Als het tot een harde Brexit komt, zal de export van auto’s vanuit de haven van Zeebrugge met 30% dalen. Kopers gaan ook een pak meer betalen voor hun wagen, omdat de afhandelingskosten stevig zullen oplopen. Een en ander blijkt uit onderzoek van Liese Vermeiren (UAntwerpen).
Liese Vermeiren, net afgezwaaid als handelsingenieur, onderzocht voor haar masterscriptie de effecten van de Brexit in verschillende scenario’s. Ze focuste op de afhandeling van nieuwe auto’s in Zeebrugge, zowel import als export. “De handel van en naar het Verenigd Koninkrijk maakt in de haven van Zeebrugge 46% van de totale trafiek uit”, weet Vermeiren. “In Antwerpen is dat ‘slechts’ 6,2%. Voor Zeebrugge is automotive enorm belangrijk: op exportvlak is de sector goed voor een totaalbedrag van 9,3 miljard en een aandeel van 29%. De Brexit is nog niet in voege, maar door de dalende wisselkoers van het Britse pond en de onzekerheid op de Britse markt is de export van wagens naar het VK al gedaald. Vermeiren: “Door de dalende koers is de koopkracht van de Britse gezinnen veel lager, waardoor het aankopen van luxegoederen, zoals auto’s, wordt uitgesteld.”

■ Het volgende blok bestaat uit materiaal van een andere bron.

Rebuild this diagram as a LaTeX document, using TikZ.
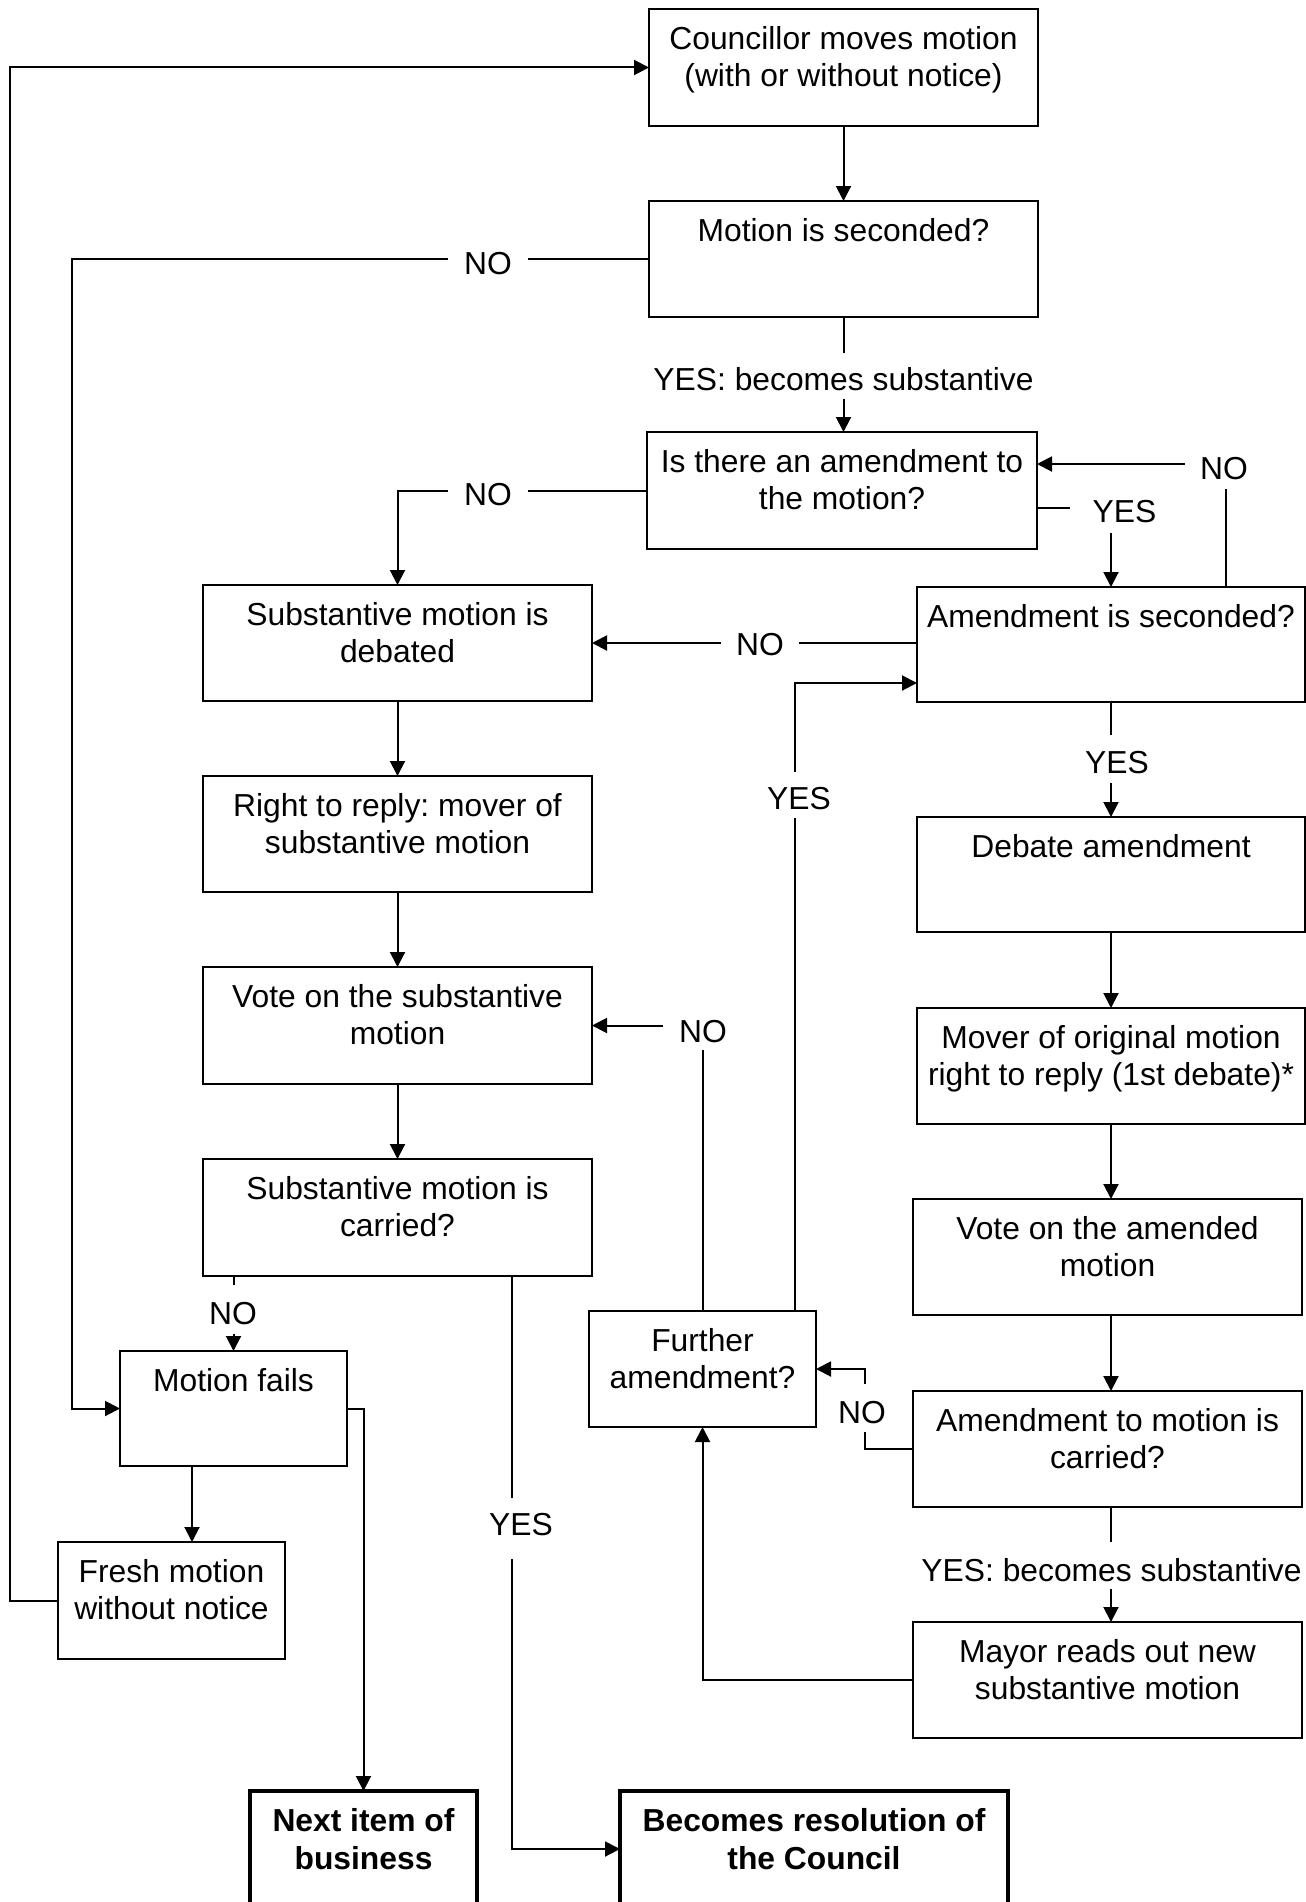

Heel concreet: de export van nieuwe wagens naar het VK daalde in 2017 en 2018 reeds met 20%. Waar het VK in Zeebrugge in 2017 nog goed was voor een aandeel van 36,45% van de behandelde voertuigen, was dit in 2018 al gedaald tot 31,87%. Het verlies van autotrafiek naar het VK wordt in Zeebrugge wel grotendeels gecompenseerd door een stijging van de trafiek naar andere Europese, vooral Scandinavische, bestemmingen.
Douaneaangiftes
“In het geval van een cliff-edge scenario, de zogenaamde harde Brexit, dat almaar waarschijnlijker wordt, zal de koers van het Britse pond naar verwachting zakken tot een 1/1 pariteit met de euro. Auto’s worden dan onder WTO-regels behandeld met een importheffing van 10% voor de auto’s zelf en 4,5% voor onderdelen. Dit zou leiden tot een daling van de export met 30% en van de import met 20%. De lagere koers zou de Britse auto-industrie bevoordelen, maar de vraag is hoeveel fabrieken er nog zullen blijven. “BMW kondigde al aan zijn Mini-plant naar Nederland te verhuizen”, weet Vermeiren. “Voor Zeebrugge zou dit tot een volumedaling van 243 695 stuks leiden (op een totaal van 2,9 miljoen). Daarenboven zou de aangehouden voorraad auto’s, om langere leveringstermijnen op te vangen en invoerrechten te vermijden, toenemen in de periode vóór 29 maart 2019. Al die voertuigen moeten immers gefinancierd en gestockeerd worden. Per voertuig zouden de WTO-regels tot een meerkost van 2 744,35 euro leiden, inclusief de kosten om de douaneaangiftes uit te voeren.”
Competitief voordeel
Als er een vrijhandelsakkoord komt, zoals het CETA dat met Canada is uitgewerkt, dalen de importheffingen voor afgewerkte auto’s naar 5%. De administratieve kosten dalen ook met de helft en de vertragingen zullen kleiner zijn, wat tot een kleinere voorraad leidt. De totale extra kost per voertuig daalt dan tot 1 362,87 euro en de volumedaling is dan maar 20% op uitvoer en 10% op invoer, een daling van 76 719 eenheden. “Maar dit vrijhandelsakkoord kan niet in werking treden op 29 maart 2019”, zegt de kersverse handelsingenieur. “Het zou voorafgegaan worden door een jarenlange overgangsperiode tijdens dewelke onderhandelingen kunnen plaatsvinden. In het geval van een douane-unie zal het effect minimaal zijn, maar ook dat kan pas in voege gaan na een lange onderhandelingsperiode. Vermeiren: “Het havenbestuur van Zeebrugge heeft ondertussen reeds het datasharingplatform RX/SeaPort in het leven geroepen om de administratieve afhandeling voor voornamelijk ferrybedrijven in goede banen te leiden. Samen met de focus op onbegeleide vracht verwacht de haven een competitief voordeel te hebben tegenover andere kanaalhavens waar de chauffeur samen met zijn lading slachtoffer zal zijn van mogelijk oponthoud.”